研究課題
特別研究員奨励費
カルパイン6 (CAPN6)は胎児筋のみならず成獣の再生筋にも発現し、CAPN6欠損マウスでは筋再生の促進が示唆されていた。本年度はさらにCAPN6欠損マウスの再生筋では野生型マウスと比較し、周産期型ミオシンMYH8の発現がタンパク質レベルで亢進していることを明らかとした。CAPN6欠損再生筋におけるMYH8の発現亢進はタンパク質レベルでのみ観察され、CAPN6によるMYH8タンパク質の安定化や分解系の阻害といった作用点を示唆するデータを得ることが出来た。また、本年度の重要な進捗は、CAPN6とカルパイン1 (CAPN1)との関連を明らかにした点である。CAPN1はカルシウム依存性のシステインプロテアーゼ活性により、細胞の移動、接着、分化、アポトーシスなど様々な細胞現象に関与し、組織普遍的発現パターンを示す。CAPN1は筋組織の再生が開始する時期に著しい減少が認められ、その後筋再生と共に発現量が回復してくるが、CAPN6欠損マウスでは筋再生に伴うCAPN1の発現回復が遅れることを明らかとした。このことは、骨格筋の再生過程においてCAPN6がCAPN1の発現量を調節していることを示すが、この時CAPN1の発現動態はRNAレベルでは全く変化がないため、筋再生におけるCAPN6によるCAPN1の発現調節はタンパク質レベルで行われていることが明らかとなった。

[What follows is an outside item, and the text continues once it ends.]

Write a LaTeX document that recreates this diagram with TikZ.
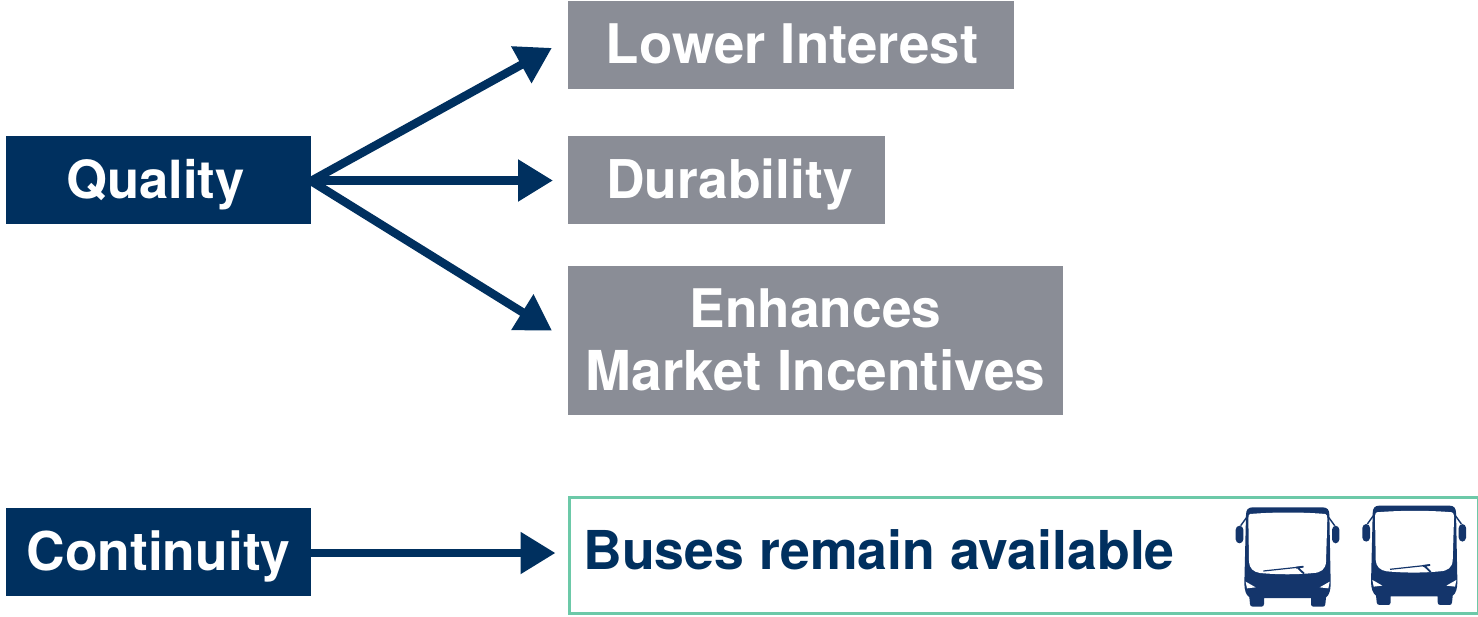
\documentclass[tikz,border=0pt]{standalone}
\usepackage{fontspec}
\setmainfont{TeX Gyre Heros}
\usetikzlibrary{arrows.meta,calc}
\definecolor{navy}{HTML}{00305F}
\definecolor{busnavy}{HTML}{14356B}
\definecolor{slate}{HTML}{8A8D96}
\definecolor{mint}{HTML}{6CC9A8}
\newcommand{\fs}[1]{\fontsize{#1}{31.5}\selectfont}
\tikzset{
  x=0.5pt,y=-0.5pt,
  bigtxt/.style={font=\fontsize{27}{31.5}\selectfont\bfseries},
  box/.style={anchor=north west,inner sep=0pt,outer sep=0pt,align=center,text=white,bigtxt,text height=18pt,text depth=0pt},
  navybox/.style={box,fill=navy},
  greybox/.style={box,fill=slate},
  link/.style={draw=navy,line width=4.2pt,-{Triangle[length=17.5pt,width=20pt]}},
  bus/.pic={
    \begin{scope}[x=0.16667pt,y=-0.16667pt]
      % mirrors
      \fill[busnavy,rounded corners=2pt] (107,137) rectangle (130,190);
      \fill[busnavy,rounded corners=2pt] (396,137) rectangle (418,190);
      \draw[busnavy,line width=0.7pt] (122,137) -- (140,112) (404,137) -- (386,112);
      % body
      \fill[busnavy] (158,82) -- (368,82) .. controls (382,82) and (388,90) .. (388,104)
        -- (392,310) .. controls (392,330) and (388,345) .. (378,352)
        -- (376,372) .. controls (376,378) and (372,380) .. (368,380)
        -- (340,380) .. controls (335,380) and (333,376) .. (333,372) -- (333,354)
        -- (192,354) -- (192,372) .. controls (192,378) and (188,380) .. (184,380)
        -- (158,380) .. controls (153,380) and (150,376) .. (150,372)
        -- (148,352) .. controls (138,345) and (133,330) .. (133,310)
        -- (138,104) .. controls (138,90) and (144,82) .. (158,82) -- cycle;
      % windscreen
      \fill[white] (150,102) .. controls (220,96) and (310,96) .. (376,102)
        .. controls (380,104) and (382,108) .. (382,116)
        -- (378,245) .. controls (377,268) and (362,278) .. (340,279)
        .. controls (290,284) and (235,284) .. (180,279)
        .. controls (160,276) and (148,265) .. (147,245)
        -- (145,116) .. controls (145,108) and (146,104) .. (150,102) -- cycle;
      % side slits and headlights
      \fill[white] (137,305) -- (167,322) -- (141,325) -- cycle;
      \fill[white] (389,305) -- (359,322) -- (385,325) -- cycle;
      % wiper
      \draw[busnavy,line width=0.6pt] (190,273) -- (310,260);
      \draw[busnavy,line width=0.9pt] (288,263) -- (310,260) (292,262) -- (312,281);
    \end{scope}
  }
}
\begin{document}
\begin{tikzpicture}
\useasboundingbox (0,0) rectangle (1478,616);
\node[navybox,minimum width=152.5pt,minimum height=44pt] (quality) at (6,136) {\fs{26.3}\kern-3pt Quality};
\node[navybox,minimum width=152.5pt,minimum height=44pt] (continuity) at (6,508) {\fs{26.7}Continuity};
\node[greybox,minimum width=223pt,minimum height=44pt] (lower) at (568,1) {\fs{27.3}\kern1pt Lower Interest};
\node[greybox,minimum width=158.5pt,minimum height=44pt] (durability) at (568,136) {\fs{26.7}\kern3pt Durability};
\node[greybox,minimum width=247.5pt,minimum height=74.5pt,text height=49.5pt] (enhances) at (568,266) {\fs{26.6}Enhances\\\fs{27.5}Market Incentives};
\node[box,draw=mint,line width=1.5pt,fill=white,minimum width=454.25pt,minimum height=58pt] (buses) at (569.5,497) {};
\node[anchor=base west,inner sep=0pt,text=navy,bigtxt] (busestext) at (583,569) {\fs{26.8}Buses remain available};
\pic at (1200,480) {bus};
\pic at (1326.7,478.3) {bus};
\draw[link,shorten >=9.2pt] ([yshift=-0.5pt]quality.east) -- ([yshift=3pt]lower.west);
\draw[link,shorten >=7.5pt] ([yshift=-0.25pt]quality.east) -- ([yshift=-0.25pt]durability.west);
\draw[link,shorten >=9.4pt] ([yshift=-0.5pt]quality.east) -- (enhances.west);
\draw[link,shorten >=7pt] ([yshift=-0.5pt]continuity.east) -- ([yshift=-0.5pt]continuity.east -| buses.west);
\end{tikzpicture}
\end{document}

カルシウム結合サイトを持つ典型的カルパインCAPN1とカルシウム結合サイトを持たない非典型的カルパインCAPN6との相互連関を明らかとしたのは本研究が初めてであり、今後筋ジストロフィーの病態における意義の解明も期待される。さらに、CAPN6欠損マウスウスでは胎児筋、再生筋だけでなく成獣マウスの骨格筋自体の形成が亢進していることを明らかとした。今後、病態のみならずスポーツ医学や食肉分野での応用も展望していきたい。